Awareness

What Is Breast Cancer Awareness Month? Everything You Need to Know

Every October, Breast Cancer Awareness Month raises funds, increases knowledge and encourages women to check their breasts. Here is what it is, where it came from, what the pink ribbon means, and how you can take part.

Breast Cancer Charity · · 7 min read
What Is Breast Cancer Awareness Month? Everything You Need to Know

Breast Cancer Awareness Month takes place every October across the United Kingdom and worldwide. It is the world's largest annual awareness campaign for a single cancer type — marked in more than 150 countries, supported by governments, corporations, sports teams, media organisations and millions of individuals. Its purpose is straightforward: to increase knowledge of breast cancer, encourage women to check regularly and attend screening, and raise funds for diagnosis, treatment and care.

When did Breast Cancer Awareness Month start?

Breast Cancer Awareness Month began in 1985 and spread internationally through the 1980s and 1990s. The first national campaign in the UK followed in 1986. Over the following decade it became truly global — a now-standard feature of the October calendar in healthcare systems, workplaces and public spaces worldwide.

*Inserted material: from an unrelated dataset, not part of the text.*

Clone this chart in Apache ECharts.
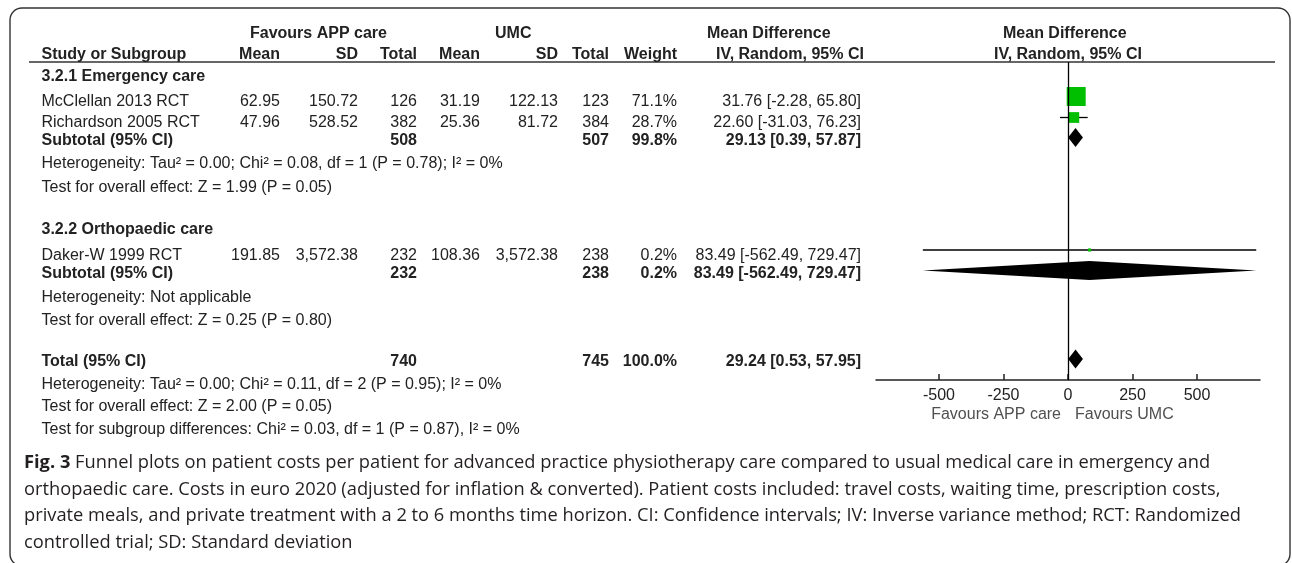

What does the pink ribbon mean?

The pink ribbon is the international symbol of breast cancer awareness. It was popularised in the early 1990s through a collaboration between health campaigners and the cosmetics industry. The original concept drew on the red ribbon used in HIV/AIDS activism — a wearable, visible declaration of solidarity and support. Today the pink ribbon appears on everything from clothing and packaging to buildings and aircraft, and is one of the most recognised symbols in global health campaigning.

What actually happens during Breast Cancer Awareness Month?

During October, hospitals and charities run free or subsidised screening events; workplaces hold fundraising activities; social media fills with pink-themed content; and public figures share personal stories of breast cancer diagnosis or loss. In the UK, the NHS typically reports higher uptake of breast screening invitations in and around October, suggesting the annual campaign does reach women who might otherwise delay.

For Breast Cancer Charity, October is a key fundraising period. Our Screen One More campaign asks supporters to fund at least one complete screening (£25) for a woman in a low-income community who has never been examined. Donations during Breast Cancer Awareness Month fund mobile screening units in South Asia — reaching women in rural Pakistan, Bangladesh and Sri Lanka who have no other access to mammography.

What is the most important thing you can do this October?

Check your breasts. Every NHS and WHO guide to breast cancer awareness makes the same point: regular self-examination — or more accurately, regular breast awareness — saves lives. You do not need a special month to do it, but October is a prompt. Know what your breasts normally look and feel like. If anything changes — a lump, a skin change, a nipple change, pain that does not go away — contact your GP.

How to get involved

  • Join Screen One More — pledge £25 to fund one screening for a woman who has never been examined.
  • Take the 31-Day TLC Challenge: Touch–Look–Check daily and share one early-detection fact.
  • Check your breasts this month and encourage the women in your life to do the same.
  • Share NHS breast awareness information on social media — accurate information saves lives.
  • Fundraise at work: a bake sale, a pink dress day, a sponsored walk — direct proceeds to screening access.
  • Attend your NHS screening invitation if you have one waiting — do not put it off.

Does the focus on pink create problems?

Some critics have raised legitimate questions about whether the commercialisation of Breast Cancer Awareness Month — 'pinkwashing', as it is sometimes called — diverts attention from systemic issues: the global screening gap, the funding shortfall in low-income countries, and the fact that secondary (metastatic) breast cancer still kills around 11,500 women in the UK every year. These are fair points. Awareness without action, and fundraising without transparent use of funds, deserve scrutiny. The most meaningful contribution to Breast Cancer Awareness Month is not a pink product — it is a donation that reaches the field, a GP appointment made, or a conversation started.